May 10, 2017
Initiative addresses nursing shortage, career prep for underrepresented students
Director of Marketing and Communication, Ursuline College
Media Relations Officer, Cleveland Foundation
While Northeast Ohio faces a critical shortage of registered nurses, some would-be nurses graduate from the region’s high schools every year needing additional instruction and coaching to prepare for the rigors of nursing school. To address the nursing shortage, open doors of opportunity to prospective nurses, and help diversify the region’s nursing workforce, the Cleveland Foundation’s board of directors has approved a $147,734 grant to fund an innovative Pre-Nursing program at Ursuline College’s Breen School of Nursing. This new cohort-style program will provide academic, social and financial support for 15 Pre-Nursing students in the upcoming academic year. Students will also have opportunities to earn money and bedside-care experience while still in college.
The new Pre-Nursing program will launch in August 2017 and applications are being accepted through May 17. Admission is open to all high school seniors who meet the requirements. Eligible students must reside in or attend high school in Cleveland or contiguous suburbs and come from under-represented racial, ethnic, and/or socioeconomic backgrounds. The average scholarship award funded through this program will be $14,700 per student enrolled in 12 credits. After two years of grant-funded support, students may apply for existing Ursuline scholarships.
“The Cleveland Foundation is pleased to partner with Ursuline College on this holistic approach to help fill the nursing shortage in our community,” said Cleveland Foundation program officer Kimalon Meriweather. “This program addresses the most common barriers to success in nursing school for underrepresented groups and provides the opportunity and resources needed to be successful.”
Sister Christine De Vinne, OSU, PhD, president of Ursuline College, credited Patricia Sharpnack, DNP, dean of the Breen School, with carefully reviewing available research when designing the new Pre-Nursing program. “Dr. Sharpnack and her colleagues looked at data on the nursing shortage, the importance of diversity in the workforce and the very real barriers to success faced by under-prepared nursing students. We are proud to partner with the Cleveland Foundation to provide this evidence-based program that will help close academic gaps and prepare more students to serve as competent, compassionate nurses in the Ursuline tradition.”

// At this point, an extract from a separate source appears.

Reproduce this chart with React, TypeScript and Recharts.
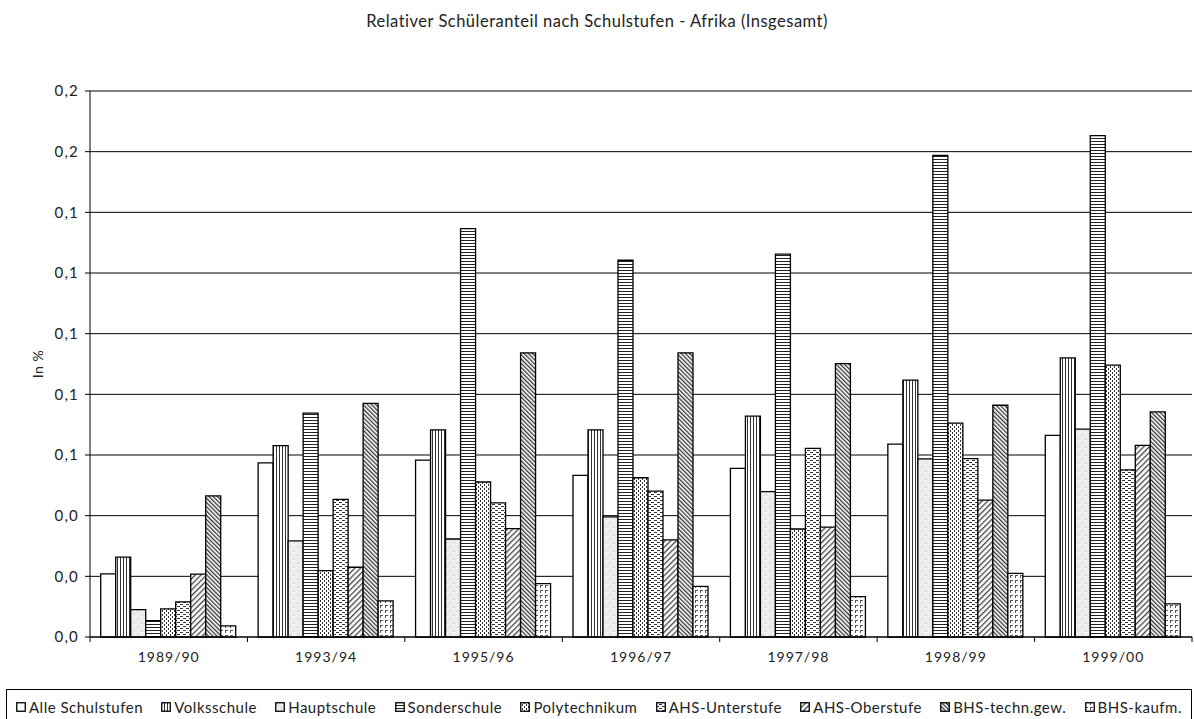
import React from 'react'
import { Bar, BarChart, CartesianGrid, XAxis, YAxis } from 'recharts'

const years = ['1989/90', '1993/94', '1995/96', '1996/97', '1997/98', '1998/99', '1999/00']

const alleSchulstufen = [0.0208, 0.0574, 0.0583, 0.0533, 0.0556, 0.0636, 0.0665]
const volksschule = [0.0263, 0.0631, 0.0683, 0.0683, 0.0728, 0.0847, 0.092]
const hauptschule = [0.009, 0.0317, 0.0323, 0.0396, 0.0479, 0.0587, 0.0685]
const sonderschule = [0.0054, 0.0738, 0.1346, 0.1242, 0.1262, 0.1588, 0.1653]
const polytechnikum = [0.0093, 0.0219, 0.0511, 0.0525, 0.0356, 0.0705, 0.0896]
const ahsUnterstufe = [0.0116, 0.0454, 0.0442, 0.0481, 0.0622, 0.0588, 0.0551]
const ahsOberstufe = [0.0207, 0.023, 0.0357, 0.032, 0.0362, 0.0451, 0.0632]
const bhsTechnGew = [0.0465, 0.077, 0.0937, 0.0937, 0.0901, 0.0764, 0.0742]
const bhsKaufm = [0.0037, 0.0119, 0.0176, 0.0167, 0.0133, 0.021, 0.0109]

const yTicks = [0, 0.02, 0.04, 0.06, 0.08, 0.1, 0.12, 0.14, 0.16, 0.18]

const series = [
  { name: 'Alle Schulstufen', values: alleSchulstufen, pattern: 'p-alle' },
  { name: 'Volksschule', values: volksschule, pattern: 'p-volks' },
  { name: 'Hauptschule', values: hauptschule, pattern: 'p-haupt' },
  { name: 'Sonderschule', values: sonderschule, pattern: 'p-sonder' },
  { name: 'Polytechnikum', values: polytechnikum, pattern: 'p-poly' },
  { name: 'AHS-Unterstufe', values: ahsUnterstufe, pattern: 'p-ahsu' },
  { name: 'AHS-Oberstufe', values: ahsOberstufe, pattern: 'p-ahso' },
  { name: 'BHS-techn.gew.', values: bhsTechnGew, pattern: 'p-bhst' },
  { name: 'BHS-kaufm.', values: bhsKaufm, pattern: 'p-bhsk' }
]

const FONT = 'Lato, "DejaVu Sans", sans-serif'
const TEXT = '#222'
const WIDTH = 1194
const HEIGHT = 719
const MARGIN = { top: 91, right: 2, left: 30, bottom: 52 }
const Y_AXIS_W = 60
const X_AXIS_H = 30
const PLOT_LEFT = MARGIN.left + Y_AXIS_W
const PLOT_RIGHT = WIDTH - MARGIN.right
const PLOT_BOTTOM = HEIGHT - MARGIN.bottom - X_AXIS_H
const BAND = (PLOT_RIGHT - PLOT_LEFT) / years.length

const chartData = years.map((year, i) => {
  const row: Record<string, string | number> = { year }
  for (const s of series) row[s.name] = s.values[i]
  return row
})

function PatternDefs() {
  return (
    <svg width={0} height={0} style={{ position: 'absolute' }}>
      <defs>
        <pattern id="p-alle" width={4} height={4} patternUnits="userSpaceOnUse">
          <rect width={4} height={4} fill="#fff" />
        </pattern>
        <pattern id="p-volks" width={3} height={3} patternUnits="userSpaceOnUse">
          <rect width={3} height={3} fill="#fff" />
          <rect x={0} y={0} width={1} height={3} fill="#333" />
        </pattern>
        <pattern id="p-haupt" width={8} height={8} patternUnits="userSpaceOnUse">
          <rect width={8} height={8} fill="#eeeeee" />
          <rect x={1} y={2} width={3} height={2} fill="#e0e0e0" />
          <rect x={5} y={5} width={2} height={3} fill="#e3e3e3" />
          <rect x={6} y={0} width={2} height={1} fill="#f6f6f6" />
        </pattern>
        <pattern id="p-sonder" width={3} height={3} patternUnits="userSpaceOnUse">
          <rect width={3} height={3} fill="#fff" />
          <rect x={0} y={0} width={3} height={1} fill="#222" />
        </pattern>
        <pattern id="p-poly" width={4} height={4} patternUnits="userSpaceOnUse">
          <rect width={4} height={4} fill="#fff" />
          <rect x={0} y={0} width={1} height={2} fill="#333" />
          <rect x={2} y={2} width={1} height={2} fill="#333" />
        </pattern>
        <pattern id="p-ahsu" width={6} height={4} patternUnits="userSpaceOnUse">
          <rect width={6} height={4} fill="#fff" />
          <rect x={0} y={0} width={3} height={1} fill="#333" />
          <rect x={3} y={2} width={3} height={1} fill="#333" />
        </pattern>
        <pattern id="p-ahso" width={4} height={4} patternUnits="userSpaceOnUse" patternTransform="rotate(45)">
          <rect width={4} height={4} fill="#fff" />
          <rect x={0} y={0} width={1.3} height={4} fill="#444" />
        </pattern>
        <pattern id="p-bhst" width={3} height={3} patternUnits="userSpaceOnUse" patternTransform="rotate(-45)">
          <rect width={3} height={3} fill="#fff" />
          <rect x={0} y={0} width={1.3} height={3} fill="#333" />
        </pattern>
        <pattern id="p-bhsk" width={5} height={5} patternUnits="userSpaceOnUse">
          <rect width={5} height={5} fill="#fff" />
          <rect x={0} y={0} width={3} height={1} fill="#555" />
          <rect x={0} y={0} width={1} height={3} fill="#555" />
        </pattern>
      </defs>
    </svg>
  )
}

// category label in the middle of the band, tick marks on the band edges
function YearTick(props: { x?: number; y?: number; index?: number; payload?: { value: string } }) {
  const { x = 0, index = 0, payload } = props
  const left = x - BAND / 2
  return (
    <g>
      <line x1={left} x2={left} y1={PLOT_BOTTOM} y2={PLOT_BOTTOM + 5} stroke="#000" />
      {index === years.length - 1 && (
        <line x1={left + BAND} x2={left + BAND} y1={PLOT_BOTTOM} y2={PLOT_BOTTOM + 5} stroke="#000" />
      )}
      <text
        x={x}
        y={PLOT_BOTTOM + 25}
        textAnchor="middle"
        fontSize={14}
        letterSpacing={1}
        fill={TEXT}
        fontFamily={FONT}
      >
        {payload?.value}
      </text>
    </g>
  )
}

function LegendBox() {
  return (
    <div
      style={{
        position: 'absolute',
        left: 6,
        top: 689,
        width: PLOT_RIGHT - 6,
        height: 40,
        boxSizing: 'border-box',
        border: '1px solid #000',
        display: 'flex',
        justifyContent: 'space-between',
        alignItems: 'flex-start',
        padding: '8px 9px 0 9px',
        fontFamily: FONT,
        fontSize: 15,
        letterSpacing: 0.5,
        color: TEXT
      }}
    >
      {series.map((s) => (
        <div key={s.name} style={{ display: 'flex', alignItems: 'center', gap: 3 }}>
          <svg width={10} height={10}>
            <rect x={0.75} y={0.75} width={8.5} height={8.5} fill={`url(#${s.pattern})`} stroke="#000" strokeWidth={1.3} />
          </svg>
          <span>{s.name}</span>
        </div>
      ))}
    </div>
  )
}

export default function App() {
  return (
    <div style={{ position: 'absolute', left: 0, top: 0, width: WIDTH, height: HEIGHT, background: '#fff' }}>
      <PatternDefs />
      <div
        style={{
          position: 'absolute',
          top: 11,
          left: 0,
          width: WIDTH,
          textAlign: 'center',
          fontFamily: FONT,
          fontSize: 16.5,
          letterSpacing: 0.5,
          color: TEXT
        }}
      >
        Relativer Schüleranteil nach Schulstufen - Afrika (Insgesamt)
      </div>
      <BarChart
        width={WIDTH}
        height={HEIGHT}
        data={chartData}
        margin={MARGIN}
        barCategoryGap="6.8%"
        barGap={0}
      >
        <CartesianGrid horizontal vertical={false} stroke="#000" strokeWidth={1} />
        <XAxis
          dataKey="year"
          height={X_AXIS_H}
          interval={0}
          tickLine={false}
          axisLine={{ stroke: '#000' }}
          tick={<YearTick />}
        />
        <YAxis
          width={Y_AXIS_W}
          domain={[0, 0.18]}
          ticks={yTicks}
          tickFormatter={(v: number) => v.toFixed(1).replace('.', ',')}
          tick={{ fontSize: 15, fill: TEXT, fontFamily: FONT, letterSpacing: 1.2 }}
          tickLine={{ stroke: '#000' }}
          tickSize={5}
          tickMargin={6}
          axisLine={{ stroke: '#000' }}
          label={{
            value: 'In %',
            angle: -90,
            position: 'insideLeft',
            offset: 8,
            style: { fontSize: 14, fill: TEXT, fontFamily: FONT, textAnchor: 'middle', letterSpacing: 0.5 }
          }}
        />
        {series.map((s) => (
          <Bar
            key={s.name}
            dataKey={s.name}
            fill={`url(#${s.pattern})`}
            stroke="#000"
            strokeWidth={1.3}
            isAnimationActive={false}
          />
        ))}
      </BarChart>
      <LegendBox />
    </div>
  )
}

Sharpnack, who is president of the Ohio Board of Nursing, said “We know from the research that the most effective programs are those which focus on assisting students to establish high levels of self sufficiency and personal accountability through things like effective study skills, strong support systems, and role models who demonstrate professionalism.”
Ursuline’s Breen School of Nursing graduates approximately 100 students annually with the bachelor of science in nursing (BSN) degree. In recent years, 100 percent of Breen School graduates have entered the nursing profession post licensure.
Significantly, students in the new program will take a community college course to prepare for the STNA (State Tested Nurses’ Aide) certification exam. “The ability to be employed in a position that supports the student, while developing hard and soft skills for future employment, is critical to the success of students in this program,” Sharpnack said.
The Pre-Nursing program also features fully-funded intensive summer bridge programs; subsidies to cover the costs of test fees, test preparation and other requirements for licensure; intensive academic advising and tutoring; professional nurse mentors who reflect the diversity of the student population; and student transportation support. The program is designed to enable a successful transition to the nursing program. Participants can expect to complete the BSN in five years.
Eligible students will have expressed a desire to earn a degree in nursing but will not have met the academic requirements for admission to Ursuline’s BSN program at the time of high school graduation.
“This program is designed to create an environment where students from diverse racial, ethnic and socioeconomic backgrounds who do not yet meet the requirements for admission to our nursing program can achieve a successful transition to academic work at the collegiate level,” Sister De Vinne said.